## begin

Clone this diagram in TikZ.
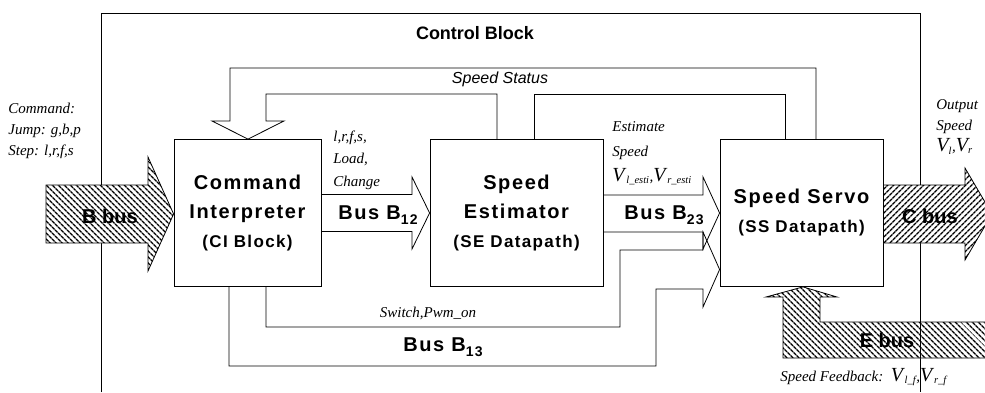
\documentclass[tikz,border=0pt]{standalone}
\usepackage{fontspec}
\setmainfont{Liberation Serif}
\setsansfont{Liberation Sans}
\newfontfamily\wsans[LetterSpace=8]{Liberation Sans}
\usetikzlibrary{patterns.meta}
\newcommand{\busB}[1]{B\raisebox{-5pt}{\fontsize{14}{14}\selectfont #1}}
\begin{document}
\begin{tikzpicture}[x=1pt,y=-1pt,line width=0.8pt,
  box/.style={draw,inner sep=0pt,align=center,font=\wsans\bfseries\fontsize{20}{29}\selectfont},
  lbl/.style={inner sep=0pt,font=\fontsize{15}{17}\selectfont\itshape},
  buslbl/.style={inner sep=0pt,font=\wsans\bfseries\fontsize{20}{24}\selectfont},
  hatchL/.style={draw,preaction={fill=white},pattern={Lines[angle=-45,distance=4pt,line width=1.4pt]}},
  hatchR/.style={draw,preaction={fill=white},pattern={Lines[angle=45,distance=4pt,line width=1.4pt]}},
  hollow/.style={draw,line join=miter}]
\useasboundingbox (0,0) rectangle (985,392);
% control block frame
\coordinate (fbl) at (101,392);
\coordinate (ftl) at (101,13);
\coordinate (ftr) at (920,13);
\coordinate (fbr) at (920,392);
\draw (fbl) -- (ftl) -- (ftr) -- (fbr);
\node[inner sep=0pt,font=\sffamily\bfseries\fontsize{18}{20}\selectfont] (ctl) at (475,33) {Control Block};
% boxes
\node[box,minimum width=147pt,minimum height=147pt] (CI) at (247.5,213) {Command\\Interpreter\\{\fontsize{17}{20}\selectfont (CI Block)}};
\node[box,minimum width=173pt,minimum height=147pt] (SE) at (516.5,213) {Speed\\Estimator\\{\fontsize{17}{20}\selectfont (SE Datapath)}};
\node[box,minimum width=163pt,minimum height=147pt] (SS) at (801.5,213) {Speed Servo\\{\fontsize{17}{20}\selectfont (SS Datapath)}};
% speed status feedback
\draw[hollow] (SE.north -| 497,0) -- (497,94) -- (266,94) -- (266,121) -- (284,121)
  -- (CI.north -| 248,0) -- (212,121) -- (230,121) -- (230,68) -- (816,68) -- (SS.north -| 816,0);
\draw (SE.north -| 534,0) -- (534,94) -- (785,94) -- (SS.north -| 785,0);
\node[inner sep=0pt,font=\sffamily\itshape\fontsize{16}{18}\selectfont] (sst) at (500,79) {Speed Status};
% Bus B12
\draw[hollow] (CI.east |- 0,194.5) -- (412,194.5) -- (412,177) -- (SE.west |- 0,213) -- (412,249) -- (412,231.5) -- (CI.east |- 0,231.5);
\node[buslbl] (b12) at (378,215) {Bus \busB{12}};
\node[lbl,anchor=west,align=left,font=\fontsize{15}{22.5}\selectfont\itshape] (c12) at (333,160) {l,r,f,s,\\Load,\\Change};
% Bus B23
\draw[hollow] (SE.east |- 0,195) -- (703,195) -- (703,177) -- (SS.west |- 0,213) -- (703,249) -- (703,232) -- (SE.east |- 0,232);
\node[buslbl] (b23) at (664,215) {Bus \busB{23}};
\node[lbl,anchor=west,align=left,font=\fontsize{15}{25}\selectfont\itshape] (c23) at (612,153) {Estimate\\Speed\\{\fontsize{20}{20}\selectfont V}\textsubscript{\,l\_esti},{\fontsize{20}{20}\selectfont V}\textsubscript{\,r\_esti}};
% Bus B13
\draw[hollow] (CI.south -| 229,0) -- (229,366) -- (656,366) -- (656,289) -- (703,289) -- (703,307)
  -- (SS.west |- 0,269.5) -- (703,232) -- (703,250) -- (620,250) -- (620,327) -- (266,327) -- (CI.south -| 266,0);
\node[lbl] (c13) at (428,313) {Switch,Pwm\_on};
\node[buslbl] (b13) at (443,347) {Bus \busB{13}};
% B bus
\draw[hatchL] (46,185) -- (148,185) -- (148,157) -- (CI.west |- 0,214) -- (148,271) -- (148,243) -- (46,243) -- cycle;
\node[inner sep=0pt,font=\sffamily\bfseries\fontsize{20}{24}\selectfont] (bbus) at (110,216) {B bus};
\node[lbl,anchor=west,align=left,font=\fontsize{15}{21}\selectfont\itshape] (cmd) at (8,131) {Command:\\Jump: g,b,p\\Step: l,r,f,s};
% C bus
\draw[hatchR] (SS.east |- 0,185) -- (965,185) -- (965,168) -- (992,214) -- (965,260) -- (965,243) -- (SS.east |- 0,243) -- cycle;
\node[inner sep=0pt,font=\sffamily\bfseries\fontsize{20}{24}\selectfont] (cbus) at (930,216) {C bus};
\node[lbl,anchor=west,align=left,font=\fontsize{15}{21}\selectfont\itshape] (out) at (936,127) {Output\\Speed\\{\fontsize{20}{20}\selectfont V}\textsubscript{l},{\fontsize{20}{20}\selectfont V}\textsubscript{r}};
% E bus
\draw[hatchL] (SS.south -| 803,0) -- (837,297) -- (820,297) -- (820,322) -- (990,322) -- (990,358) -- (783,358) -- (783,297) -- (766,297) -- cycle;
\draw (920,322) -- (920,358);
\node[inner sep=0pt,font=\sffamily\bfseries\fontsize{20}{24}\selectfont] (ebus) at (887,340) {E bus};
\node[lbl,anchor=west] (fb) at (780,377) {Speed Feedback:\ \ {\fontsize{20}{20}\selectfont V}\textsubscript{\,l\_f},{\fontsize{20}{20}\selectfont V}\textsubscript{\,r\_f}};
\end{tikzpicture}
\end{document}
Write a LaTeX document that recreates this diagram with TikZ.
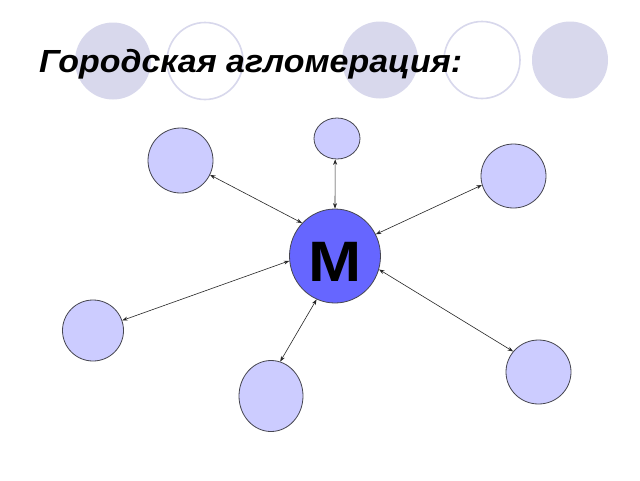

## end

With the pictures left out, transcribe the material exactly.

» **Response below**:
Clone this diagram in TikZ.
\documentclass[tikz,border=0pt]{standalone}
\usepackage{fontspec}
\setmainfont{Liberation Serif}
\setsansfont{Liberation Sans}
\newfontfamily\wsans[LetterSpace=8]{Liberation Sans}
\usetikzlibrary{patterns.meta}
\newcommand{\busB}[1]{B\raisebox{-5pt}{\fontsize{14}{14}\selectfont #1}}
\begin{document}
\begin{tikzpicture}[x=1pt,y=-1pt,line width=0.8pt,
  box/.style={draw,inner sep=0pt,align=center,font=\wsans\bfseries\fontsize{20}{29}\selectfont},
  lbl/.style={inner sep=0pt,font=\fontsize{15}{17}\selectfont\itshape},
  buslbl/.style={inner sep=0pt,font=\wsans\bfseries\fontsize{20}{24}\selectfont},
  hatchL/.style={draw,preaction={fill=white},pattern={Lines[angle=-45,distance=4pt,line width=1.4pt]}},
  hatchR/.style={draw,preaction={fill=white},pattern={Lines[angle=45,distance=4pt,line width=1.4pt]}},
  hollow/.style={draw,line join=miter}]
\useasboundingbox (0,0) rectangle (985,392);
% control block frame
\coordinate (fbl) at (101,392);
\coordinate (ftl) at (101,13);
\coordinate (ftr) at (920,13);
\coordinate (fbr) at (920,392);
\draw (fbl) -- (ftl) -- (ftr) -- (fbr);
\node[inner sep=0pt,font=\sffamily\bfseries\fontsize{18}{20}\selectfont] (ctl) at (475,33) {Control Block};
% boxes
\node[box,minimum width=147pt,minimum height=147pt] (CI) at (247.5,213) {Command\\Interpreter\\{\fontsize{17}{20}\selectfont (CI Block)}};
\node[box,minimum width=173pt,minimum height=147pt] (SE) at (516.5,213) {Speed\\Estimator\\{\fontsize{17}{20}\selectfont (SE Datapath)}};
\node[box,minimum width=163pt,minimum height=147pt] (SS) at (801.5,213) {Speed Servo\\{\fontsize{17}{20}\selectfont (SS Datapath)}};
% speed status feedback
\draw[hollow] (SE.north -| 497,0) -- (497,94) -- (266,94) -- (266,121) -- (284,121)
  -- (CI.north -| 248,0) -- (212,121) -- (230,121) -- (230,68) -- (816,68) -- (SS.north -| 816,0);
\draw (SE.north -| 534,0) -- (534,94) -- (785,94) -- (SS.north -| 785,0);
\node[inner sep=0pt,font=\sffamily\itshape\fontsize{16}{18}\selectfont] (sst) at (500,79) {Speed Status};
% Bus B12
\draw[hollow] (CI.east |- 0,194.5) -- (412,194.5) -- (412,177) -- (SE.west |- 0,213) -- (412,249) -- (412,231.5) -- (CI.east |- 0,231.5);
\node[buslbl] (b12) at (378,215) {Bus \busB{12}};
\node[lbl,anchor=west,align=left,font=\fontsize{15}{22.5}\selectfont\itshape] (c12) at (333,160) {l,r,f,s,\\Load,\\Change};
% Bus B23
\draw[hollow] (SE.east |- 0,195) -- (703,195) -- (703,177) -- (SS.west |- 0,213) -- (703,249) -- (703,232) -- (SE.east |- 0,232);
\node[buslbl] (b23) at (664,215) {Bus \busB{23}};
\node[lbl,anchor=west,align=left,font=\fontsize{15}{25}\selectfont\itshape] (c23) at (612,153) {Estimate\\Speed\\{\fontsize{20}{20}\selectfont V}\textsubscript{\,l\_esti},{\fontsize{20}{20}\selectfont V}\textsubscript{\,r\_esti}};
% Bus B13
\draw[hollow] (CI.south -| 229,0) -- (229,366) -- (656,366) -- (656,289) -- (703,289) -- (703,307)
  -- (SS.west |- 0,269.5) -- (703,232) -- (703,250) -- (620,250) -- (620,327) -- (266,327) -- (CI.south -| 266,0);
\node[lbl] (c13) at (428,313) {Switch,Pwm\_on};
\node[buslbl] (b13) at (443,347) {Bus \busB{13}};
% B bus
\draw[hatchL] (46,185) -- (148,185) -- (148,157) -- (CI.west |- 0,214) -- (148,271) -- (148,243) -- (46,243) -- cycle;
\node[inner sep=0pt,font=\sffamily\bfseries\fontsize{20}{24}\selectfont] (bbus) at (110,216) {B bus};
\node[lbl,anchor=west,align=left,font=\fontsize{15}{21}\selectfont\itshape] (cmd) at (8,131) {Command:\\Jump: g,b,p\\Step: l,r,f,s};
% C bus
\draw[hatchR] (SS.east |- 0,185) -- (965,185) -- (965,168) -- (992,214) -- (965,260) -- (965,243) -- (SS.east |- 0,243) -- cycle;
\node[inner sep=0pt,font=\sffamily\bfseries\fontsize{20}{24}\selectfont] (cbus) at (930,216) {C bus};
\node[lbl,anchor=west,align=left,font=\fontsize{15}{21}\selectfont\itshape] (out) at (936,127) {Output\\Speed\\{\fontsize{20}{20}\selectfont V}\textsubscript{l},{\fontsize{20}{20}\selectfont V}\textsubscript{r}};
% E bus
\draw[hatchL] (SS.south -| 803,0) -- (837,297) -- (820,297) -- (820,322) -- (990,322) -- (990,358) -- (783,358) -- (783,297) -- (766,297) -- cycle;
\draw (920,322) -- (920,358);
\node[inner sep=0pt,font=\sffamily\bfseries\fontsize{20}{24}\selectfont] (ebus) at (887,340) {E bus};
\node[lbl,anchor=west] (fb) at (780,377) {Speed Feedback:\ \ {\fontsize{20}{20}\selectfont V}\textsubscript{\,l\_f},{\fontsize{20}{20}\selectfont V}\textsubscript{\,r\_f}};
\end{tikzpicture}
\end{document}
Write a LaTeX document that recreates this diagram with TikZ.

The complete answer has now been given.